- WHAT IS REQUIRED: Can you write out all the lines word for word, with no pictures?

*** DATA

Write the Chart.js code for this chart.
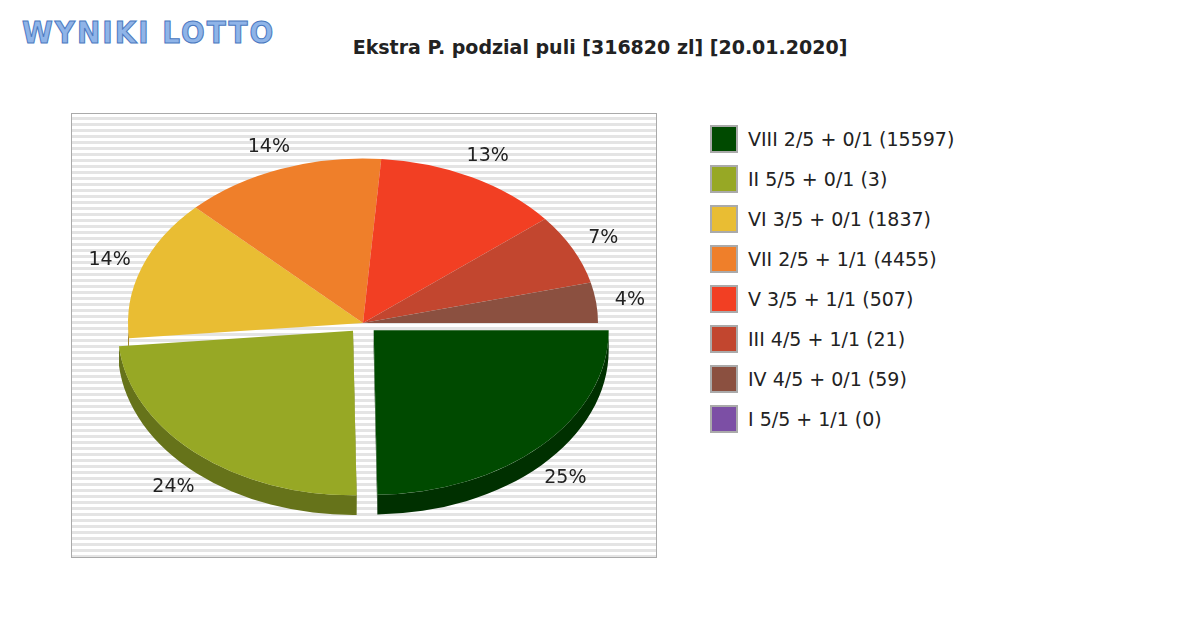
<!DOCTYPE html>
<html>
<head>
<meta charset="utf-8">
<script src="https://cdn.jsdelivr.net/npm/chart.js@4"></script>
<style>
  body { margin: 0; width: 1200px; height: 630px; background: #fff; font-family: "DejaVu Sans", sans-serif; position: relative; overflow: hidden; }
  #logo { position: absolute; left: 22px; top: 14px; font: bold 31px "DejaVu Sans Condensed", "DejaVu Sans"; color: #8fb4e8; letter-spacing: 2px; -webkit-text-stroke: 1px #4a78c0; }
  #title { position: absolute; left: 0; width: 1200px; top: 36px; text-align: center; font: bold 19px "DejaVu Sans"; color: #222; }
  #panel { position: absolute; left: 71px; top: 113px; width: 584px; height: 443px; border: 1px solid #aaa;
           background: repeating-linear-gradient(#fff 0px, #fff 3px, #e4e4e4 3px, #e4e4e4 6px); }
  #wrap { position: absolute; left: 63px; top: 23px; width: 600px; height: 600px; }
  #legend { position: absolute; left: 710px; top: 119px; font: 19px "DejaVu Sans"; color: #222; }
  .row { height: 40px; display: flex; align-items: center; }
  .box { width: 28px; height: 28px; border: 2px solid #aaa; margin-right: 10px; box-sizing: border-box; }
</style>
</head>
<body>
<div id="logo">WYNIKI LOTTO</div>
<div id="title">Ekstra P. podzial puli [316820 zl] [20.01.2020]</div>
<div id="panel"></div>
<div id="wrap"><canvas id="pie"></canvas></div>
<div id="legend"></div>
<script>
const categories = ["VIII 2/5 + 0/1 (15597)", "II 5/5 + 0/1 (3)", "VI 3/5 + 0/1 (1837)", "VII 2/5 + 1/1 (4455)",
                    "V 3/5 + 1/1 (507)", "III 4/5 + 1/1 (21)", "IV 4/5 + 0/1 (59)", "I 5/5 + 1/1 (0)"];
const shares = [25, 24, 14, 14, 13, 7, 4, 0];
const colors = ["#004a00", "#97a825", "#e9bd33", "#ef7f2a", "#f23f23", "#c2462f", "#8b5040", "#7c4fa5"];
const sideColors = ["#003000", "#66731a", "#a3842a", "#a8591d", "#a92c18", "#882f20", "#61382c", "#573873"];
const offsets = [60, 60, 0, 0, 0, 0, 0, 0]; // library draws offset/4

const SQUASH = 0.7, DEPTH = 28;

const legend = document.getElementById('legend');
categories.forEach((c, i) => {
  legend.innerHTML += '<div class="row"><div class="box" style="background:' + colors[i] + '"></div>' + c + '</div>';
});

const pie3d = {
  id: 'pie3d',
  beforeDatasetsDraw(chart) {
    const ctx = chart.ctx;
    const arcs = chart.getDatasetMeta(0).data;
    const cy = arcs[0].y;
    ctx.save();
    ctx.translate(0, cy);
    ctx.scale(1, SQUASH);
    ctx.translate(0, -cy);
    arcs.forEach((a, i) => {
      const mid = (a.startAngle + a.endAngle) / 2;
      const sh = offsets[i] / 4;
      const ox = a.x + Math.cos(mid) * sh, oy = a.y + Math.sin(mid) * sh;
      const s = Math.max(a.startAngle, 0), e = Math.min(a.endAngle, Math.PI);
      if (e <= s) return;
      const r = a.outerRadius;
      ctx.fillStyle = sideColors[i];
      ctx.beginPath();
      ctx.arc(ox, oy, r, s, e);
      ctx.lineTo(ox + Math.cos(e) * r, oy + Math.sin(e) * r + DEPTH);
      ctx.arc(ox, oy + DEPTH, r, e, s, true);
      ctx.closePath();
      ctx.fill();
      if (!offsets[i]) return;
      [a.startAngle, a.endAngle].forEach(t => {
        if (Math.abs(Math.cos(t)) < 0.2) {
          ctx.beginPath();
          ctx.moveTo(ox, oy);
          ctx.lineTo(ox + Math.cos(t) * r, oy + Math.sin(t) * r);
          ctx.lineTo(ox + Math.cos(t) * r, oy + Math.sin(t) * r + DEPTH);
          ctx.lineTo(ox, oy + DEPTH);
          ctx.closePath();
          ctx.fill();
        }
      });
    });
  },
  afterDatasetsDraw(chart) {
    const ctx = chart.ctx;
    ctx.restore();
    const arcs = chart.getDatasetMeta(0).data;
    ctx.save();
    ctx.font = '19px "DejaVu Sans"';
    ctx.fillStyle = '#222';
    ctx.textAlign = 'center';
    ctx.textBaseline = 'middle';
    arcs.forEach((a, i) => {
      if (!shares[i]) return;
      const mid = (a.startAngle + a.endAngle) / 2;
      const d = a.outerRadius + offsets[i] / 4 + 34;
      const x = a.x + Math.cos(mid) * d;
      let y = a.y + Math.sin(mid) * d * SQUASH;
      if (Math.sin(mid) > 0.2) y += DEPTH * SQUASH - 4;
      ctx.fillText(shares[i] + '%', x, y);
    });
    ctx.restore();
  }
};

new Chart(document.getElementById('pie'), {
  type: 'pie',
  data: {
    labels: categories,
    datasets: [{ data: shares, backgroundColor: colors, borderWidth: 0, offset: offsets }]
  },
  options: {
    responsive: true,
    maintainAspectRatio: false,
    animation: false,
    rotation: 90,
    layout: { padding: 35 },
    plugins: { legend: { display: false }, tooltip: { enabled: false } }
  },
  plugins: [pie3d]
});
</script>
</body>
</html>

******

- REPLY:
Write the Chart.js code for this chart.
<!DOCTYPE html>
<html>
<head>
<meta charset="utf-8">
<script src="https://cdn.jsdelivr.net/npm/chart.js@4"></script>
<style>
  body { margin: 0; width: 1200px; height: 630px; background: #fff; font-family: "DejaVu Sans", sans-serif; position: relative; overflow: hidden; }
  #logo { position: absolute; left: 22px; top: 14px; font: bold 31px "DejaVu Sans Condensed", "DejaVu Sans"; color: #8fb4e8; letter-spacing: 2px; -webkit-text-stroke: 1px #4a78c0; }
  #title { position: absolute; left: 0; width: 1200px; top: 36px; text-align: center; font: bold 19px "DejaVu Sans"; color: #222; }
  #panel { position: absolute; left: 71px; top: 113px; width: 584px; height: 443px; border: 1px solid #aaa;
           background: repeating-linear-gradient(#fff 0px, #fff 3px, #e4e4e4 3px, #e4e4e4 6px); }
  #wrap { position: absolute; left: 63px; top: 23px; width: 600px; height: 600px; }
  #legend { position: absolute; left: 710px; top: 119px; font: 19px "DejaVu Sans"; color: #222; }
  .row { height: 40px; display: flex; align-items: center; }
  .box { width: 28px; height: 28px; border: 2px solid #aaa; margin-right: 10px; box-sizing: border-box; }
</style>
</head>
<body>
<div id="logo">WYNIKI LOTTO</div>
<div id="title">Ekstra P. podzial puli [316820 zl] [20.01.2020]</div>
<div id="panel"></div>
<div id="wrap"><canvas id="pie"></canvas></div>
<div id="legend"></div>
<script>
const categories = ["VIII 2/5 + 0/1 (15597)", "II 5/5 + 0/1 (3)", "VI 3/5 + 0/1 (1837)", "VII 2/5 + 1/1 (4455)",
                    "V 3/5 + 1/1 (507)", "III 4/5 + 1/1 (21)", "IV 4/5 + 0/1 (59)", "I 5/5 + 1/1 (0)"];
const shares = [25, 24, 14, 14, 13, 7, 4, 0];
const colors = ["#004a00", "#97a825", "#e9bd33", "#ef7f2a", "#f23f23", "#c2462f", "#8b5040", "#7c4fa5"];
const sideColors = ["#003000", "#66731a", "#a3842a", "#a8591d", "#a92c18", "#882f20", "#61382c", "#573873"];
const offsets = [60, 60, 0, 0, 0, 0, 0, 0]; // library draws offset/4

const SQUASH = 0.7, DEPTH = 28;

const legend = document.getElementById('legend');
categories.forEach((c, i) => {
  legend.innerHTML += '<div class="row"><div class="box" style="background:' + colors[i] + '"></div>' + c + '</div>';
});

const pie3d = {
  id: 'pie3d',
  beforeDatasetsDraw(chart) {
    const ctx = chart.ctx;
    const arcs = chart.getDatasetMeta(0).data;
    const cy = arcs[0].y;
    ctx.save();
    ctx.translate(0, cy);
    ctx.scale(1, SQUASH);
    ctx.translate(0, -cy);
    arcs.forEach((a, i) => {
      const mid = (a.startAngle + a.endAngle) / 2;
      const sh = offsets[i] / 4;
      const ox = a.x + Math.cos(mid) * sh, oy = a.y + Math.sin(mid) * sh;
      const s = Math.max(a.startAngle, 0), e = Math.min(a.endAngle, Math.PI);
      if (e <= s) return;
      const r = a.outerRadius;
      ctx.fillStyle = sideColors[i];
      ctx.beginPath();
      ctx.arc(ox, oy, r, s, e);
      ctx.lineTo(ox + Math.cos(e) * r, oy + Math.sin(e) * r + DEPTH);
      ctx.arc(ox, oy + DEPTH, r, e, s, true);
      ctx.closePath();
      ctx.fill();
      if (!offsets[i]) return;
      [a.startAngle, a.endAngle].forEach(t => {
        if (Math.abs(Math.cos(t)) < 0.2) {
          ctx.beginPath();
          ctx.moveTo(ox, oy);
          ctx.lineTo(ox + Math.cos(t) * r, oy + Math.sin(t) * r);
          ctx.lineTo(ox + Math.cos(t) * r, oy + Math.sin(t) * r + DEPTH);
          ctx.lineTo(ox, oy + DEPTH);
          ctx.closePath();
          ctx.fill();
        }
      });
    });
  },
  afterDatasetsDraw(chart) {
    const ctx = chart.ctx;
    ctx.restore();
    const arcs = chart.getDatasetMeta(0).data;
    ctx.save();
    ctx.font = '19px "DejaVu Sans"';
    ctx.fillStyle = '#222';
    ctx.textAlign = 'center';
    ctx.textBaseline = 'middle';
    arcs.forEach((a, i) => {
      if (!shares[i]) return;
      const mid = (a.startAngle + a.endAngle) / 2;
      const d = a.outerRadius + offsets[i] / 4 + 34;
      const x = a.x + Math.cos(mid) * d;
      let y = a.y + Math.sin(mid) * d * SQUASH;
      if (Math.sin(mid) > 0.2) y += DEPTH * SQUASH - 4;
      ctx.fillText(shares[i] + '%', x, y);
    });
    ctx.restore();
  }
};

new Chart(document.getElementById('pie'), {
  type: 'pie',
  data: {
    labels: categories,
    datasets: [{ data: shares, backgroundColor: colors, borderWidth: 0, offset: offsets }]
  },
  options: {
    responsive: true,
    maintainAspectRatio: false,
    animation: false,
    rotation: 90,
    layout: { padding: 35 },
    plugins: { legend: { display: false }, tooltip: { enabled: false } }
  },
  plugins: [pie3d]
});
</script>
</body>
</html>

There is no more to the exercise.